Now, this event alone would not cause a network-wide disruption. PAUSE frames are transmitted point-to-point – between a NIC and a switch port. When a switch receives a PAUSE frame on a port it simply buffers or drops frames destined for that port. Under no circumstances should a switch propagate or generate and transmit PAUSE frames by itself. It’s actually allowed by the standard, to accommodate for blocking switching matrices, but it’s insanely, criminally brain dead. No respectable network equipment vendor allows the switch to send PAUSE frames.
However, this is exactly what the BCM56314 and BCM56820 switches do. Not only is flow control enabled by default (since software 3.x for the BCM56314 and since the first release for the BCM56820), it is configured to send PAUSE frames by default as well! This behavior cannot be disabled – flow control has to be switched off globally, as per-port setting is not available.
When the culprit host’s NIC starts sending PAUSE frames, the switch also sends PAUSE frames to every port trying to communicate with that NIC, causing a switch-wide loss of connectivity. It gets worse if flow control is left enabled on inter-switch connections – expectedly, all ports on all switches eventually cease to forward frames.
In my experience, Broadcom (and Dell) have been notoriously difficult to work with when it comes to firmware. There is practically no chance they will do anything about this (namely, fix BCM5709′s firmware, disable flow control by default and introduce the possibility to separately disable TX/RX flow control – per-port or at least globally).
Below are some guidelines on how to avoid this issue:
disable flow control on all switches, but there is a caveat here: some vendors (e.g. of enterprise iSCSI solutions) actually require – for reasons unknown – RX and TX flow control to be enabled. Other than that, most networks do not need flow control at all.
If you can’t disable flow control on all switches, at least disable it on your core switches. If you use it in the core, you’re Doing It Wrong™.
If you can’t disable flow control on the switches at all, disable TX flow control (TX PAUSE) on all BCM5709 NICs. However, I found these settings to be utterly unreliable: disabling TX flow control on some BCM5709s resulted in a complete loss of connectivity with some, but not all (!), BCM56314 and BCM56820-based switches.

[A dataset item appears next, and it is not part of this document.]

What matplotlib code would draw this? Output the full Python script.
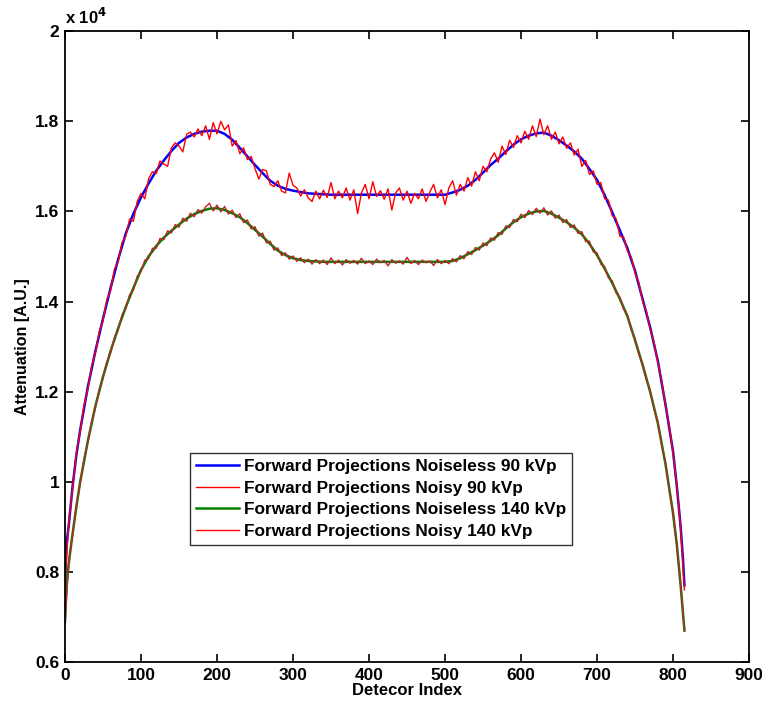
import numpy as np
import matplotlib
matplotlib.use('Agg')
import matplotlib.pyplot as plt
from matplotlib.ticker import FormatStrFormatter

plt.rcParams['font.family'] = ['Liberation Sans', 'DejaVu Sans']
plt.rcParams['font.weight'] = 'bold'

# attenuation values are in units of 1e4 (axis shows "x 10^4")

# noiseless curves
x_smooth = [0, 2, 5, 10, 15, 20, 30, 40, 50, 60, 70, 80, 90, 100, 110, 120, 130,
            140, 150, 160, 170, 180, 190, 200, 210, 220, 230, 240, 250, 260, 270,
            280, 290, 300, 310, 320, 330, 340, 350, 400, 450, 500, 510, 520, 530,
            540, 550, 560, 570, 580, 590, 600, 610, 620, 630, 640, 650, 660, 670,
            680, 690, 700, 710, 720, 730, 740, 750, 760, 770, 780, 790, 800, 805,
            810, 813, 815]
noiseless_90 = [0.780, 0.860, 0.905, 0.990, 1.060, 1.115, 1.210, 1.290, 1.362, 1.430,
                1.494, 1.551, 1.595, 1.631, 1.662, 1.690, 1.713, 1.734, 1.752, 1.764,
                1.772, 1.777, 1.779, 1.779, 1.772, 1.759, 1.741, 1.722, 1.703, 1.685,
                1.668, 1.657, 1.650, 1.646, 1.643, 1.640, 1.639, 1.638, 1.637, 1.637,
                1.637, 1.637, 1.642, 1.648, 1.657, 1.670, 1.686, 1.703, 1.717, 1.733,
                1.748, 1.760, 1.768, 1.773, 1.775, 1.768, 1.758, 1.746, 1.733, 1.717,
                1.694, 1.670, 1.636, 1.598, 1.558, 1.518, 1.468, 1.405, 1.342, 1.268,
                1.172, 1.067, 0.990, 0.900, 0.830, 0.770]
noiseless_140 = [0.690, 0.770, 0.820, 0.885, 0.945, 1.000, 1.090, 1.168, 1.233, 1.290,
                 1.341, 1.388, 1.430, 1.470, 1.500, 1.523, 1.542, 1.557, 1.571, 1.584,
                 1.594, 1.601, 1.606, 1.607, 1.603, 1.596, 1.587, 1.574, 1.559, 1.544,
                 1.528, 1.513, 1.503, 1.496, 1.492, 1.490, 1.489, 1.488, 1.488, 1.488,
                 1.488, 1.488, 1.490, 1.496, 1.505, 1.514, 1.524, 1.535, 1.547, 1.562,
                 1.576, 1.587, 1.595, 1.600, 1.601, 1.595, 1.586, 1.576, 1.564, 1.549,
                 1.528, 1.503, 1.473, 1.441, 1.406, 1.367, 1.314, 1.259, 1.199, 1.130,
                 1.040, 0.930, 0.860, 0.770, 0.710, 0.670]

# noisy curves, every 5th detector
x_noisy = list(range(0, 816, 5))
noisy_90 = [0.775, 0.910, 0.985, 1.065, 1.112, 1.170, 1.205, 1.256, 1.286, 1.333,
            1.357, 1.404, 1.424, 1.472, 1.488, 1.531, 1.545, 1.583, 1.578, 1.622,
            1.640, 1.628, 1.672, 1.688, 1.684, 1.712, 1.705, 1.700, 1.741, 1.752,
            1.745, 1.732, 1.771, 1.776, 1.765, 1.783, 1.768, 1.790, 1.760, 1.797,
            1.772, 1.800, 1.781, 1.792, 1.745, 1.757, 1.728, 1.741, 1.715, 1.722,
            1.695, 1.672, 1.693, 1.690, 1.660, 1.655, 1.668, 1.645, 1.641, 1.685,
            1.658, 1.652, 1.634, 1.648, 1.630, 1.622, 1.645, 1.628, 1.647, 1.631,
            1.664, 1.628, 1.645, 1.630, 1.652, 1.625, 1.648, 1.595, 1.641, 1.660,
            1.628, 1.666, 1.633, 1.646, 1.627, 1.650, 1.603, 1.641, 1.652, 1.625,
            1.645, 1.618, 1.640, 1.628, 1.650, 1.622, 1.643, 1.660, 1.630, 1.648,
            1.615, 1.652, 1.668, 1.636, 1.660, 1.645, 1.675, 1.656, 1.688, 1.668,
            1.700, 1.688, 1.716, 1.730, 1.709, 1.745, 1.726, 1.758, 1.742, 1.768,
            1.752, 1.778, 1.760, 1.790, 1.766, 1.805, 1.770, 1.790, 1.760, 1.776,
            1.750, 1.765, 1.740, 1.752, 1.725, 1.738, 1.700, 1.713, 1.682, 1.690,
            1.660, 1.664, 1.628, 1.625, 1.590, 1.584, 1.545, 1.543, 1.512, 1.499,
            1.463, 1.442, 1.400, 1.378, 1.338, 1.309, 1.265, 1.225, 1.169, 1.124,
            1.063, 0.993, 0.897, 0.760]
noisy_140 = [0.685, 0.823, 0.882, 0.948, 0.997, 1.050, 1.087, 1.133, 1.165, 1.204,
             1.230, 1.266, 1.286, 1.320, 1.337, 1.370, 1.384, 1.415, 1.425, 1.456,
             1.466, 1.492, 1.495, 1.518, 1.518, 1.540, 1.537, 1.557, 1.552, 1.571,
             1.565, 1.585, 1.578, 1.596, 1.588, 1.604, 1.596, 1.610, 1.618, 1.601,
             1.614, 1.599, 1.611, 1.594, 1.603, 1.586, 1.595, 1.575, 1.581, 1.561,
             1.566, 1.545, 1.552, 1.530, 1.534, 1.514, 1.519, 1.502, 1.508, 1.494,
             1.501, 1.489, 1.497, 1.486, 1.494, 1.483, 1.493, 1.484, 1.492, 1.482,
             1.497, 1.484, 1.492, 1.481, 1.493, 1.485, 1.491, 1.483, 1.496, 1.484,
             1.490, 1.482, 1.494, 1.486, 1.491, 1.479, 1.493, 1.485, 1.490, 1.483,
             1.498, 1.484, 1.491, 1.482, 1.492, 1.486, 1.490, 1.480, 1.493, 1.484,
             1.491, 1.484, 1.495, 1.488, 1.502, 1.495, 1.511, 1.504, 1.520, 1.514,
             1.530, 1.524, 1.541, 1.536, 1.553, 1.549, 1.568, 1.564, 1.582, 1.577,
             1.594, 1.586, 1.602, 1.593, 1.607, 1.596, 1.608, 1.592, 1.601, 1.585,
             1.592, 1.575, 1.582, 1.564, 1.570, 1.551, 1.555, 1.533, 1.534, 1.510,
             1.508, 1.483, 1.478, 1.452, 1.446, 1.419, 1.410, 1.383, 1.371, 1.337,
             1.318, 1.283, 1.262, 1.226, 1.202, 1.162, 1.133, 1.082, 1.043, 0.982,
             0.933, 0.857, 0.772, 0.668]

labels = ['Forward Projections Noiseless 90 kVp',
          'Forward Projections Noisy 90 kVp',
          'Forward Projections Noiseless 140 kVp',
          'Forward Projections Noisy 140 kVp']

fig = plt.figure(figsize=(7.62, 7.08), dpi=100)
ax = fig.add_axes([0.0853, 0.065, 0.8977, 0.891])

ax.plot(x_smooth, noiseless_90, color='blue', lw=1.8, label=labels[0])
ax.plot(x_noisy, noisy_90, color='red', lw=1.0, label=labels[1])
ax.plot(x_smooth, noiseless_140, color='green', lw=1.8, label=labels[2])
ax.plot(x_noisy, noisy_140, color='#c0252a', lw=1.0, label=labels[3])

ax.set_xlim(0, 900)
ax.set_ylim(0.6, 2.0)
ax.set_xticks(np.arange(0, 901, 100))
ax.set_yticks([0.6, 0.8, 1.0, 1.2, 1.4, 1.6, 1.8, 2.0])
ax.yaxis.set_major_formatter(FormatStrFormatter('%g'))
ax.tick_params(direction='in', length=6, width=1.2, top=True, right=True,
               labelsize=12.5, pad=4)
for s in ax.spines.values():
    s.set_linewidth(1.3)

ax.set_xlabel('Detecor Index', fontsize=12, fontweight='bold', labelpad=0)
ax.set_ylabel('Attenuation [A.U.]', fontsize=11.5, fontweight='bold', labelpad=4)
ax.text(0.0, 1.006, 'x 10$^{4}$', transform=ax.transAxes, fontsize=12,
        fontweight='bold', ha='left', va='bottom')

leg = ax.legend(loc='upper left', bbox_to_anchor=(0.183, 0.331), fontsize=12.4,
                handlelength=2.5, handletextpad=0.25, labelspacing=0.38,
                borderpad=0.35, borderaxespad=0, frameon=True, fancybox=False)
leg.get_frame().set_edgecolor('black')
leg.get_frame().set_linewidth(1.0)
leg.get_lines()[3].set_color('red')

fig.savefig('out.png', dpi=100)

Do not use BCM56314 and BCM56820-based OEM switches (e.g. Dell PowerConnect 6248, M8024, 8024F). Get your switches from a respectable network hardware vendor – there are quite a few these days. It’s all about support: switches are core business for networking vendors. They have in-house teams familiar with their specific implementation and they’re able to quickly provide software patches if required. With OEM switches you’re pretty much on your own. Chances are there’s no one in your vendor’s team familiar with the actual software source code, since only the original manufacturer has access.
UPDATE (2011-10-27): Sven Ulland of Opera Software has just posted some excellent research on this issue on the linux-powerdge mailing list.
It seems the problem has been noticed by Broadcom and at least partially addressed in the 4.x switch firmware. This is an excerpt from the 4.x release notes for the 80xx series:
Asymmetric flow control is implemented for the PC8024X, PCM8024, PCM6348, PC70XX, and PCM8024-k switches. The switch does not generate pause frames when congested. It will honor pause frames as per industry standards.
I have yet to check if it actually works. Sadly, 62xx switches have been omitted – a grave mistake since they are much more abundant than the 80xx series.
NIC-wise, Sven has confirmed that the bnx2 driver v2.0.18c (distributed with firmware 6.0.17 for the 5709) fixes the issue (i.e. the NICs no longer send PAUSE frame floods on host system crashes). The driver is included in the mainline kernel 2.6.37.
Unfortunately, I can still easily reproduce the problem on vanilla 2.6.38, but I do recommend that you try it yourself: it seems to be network dependent.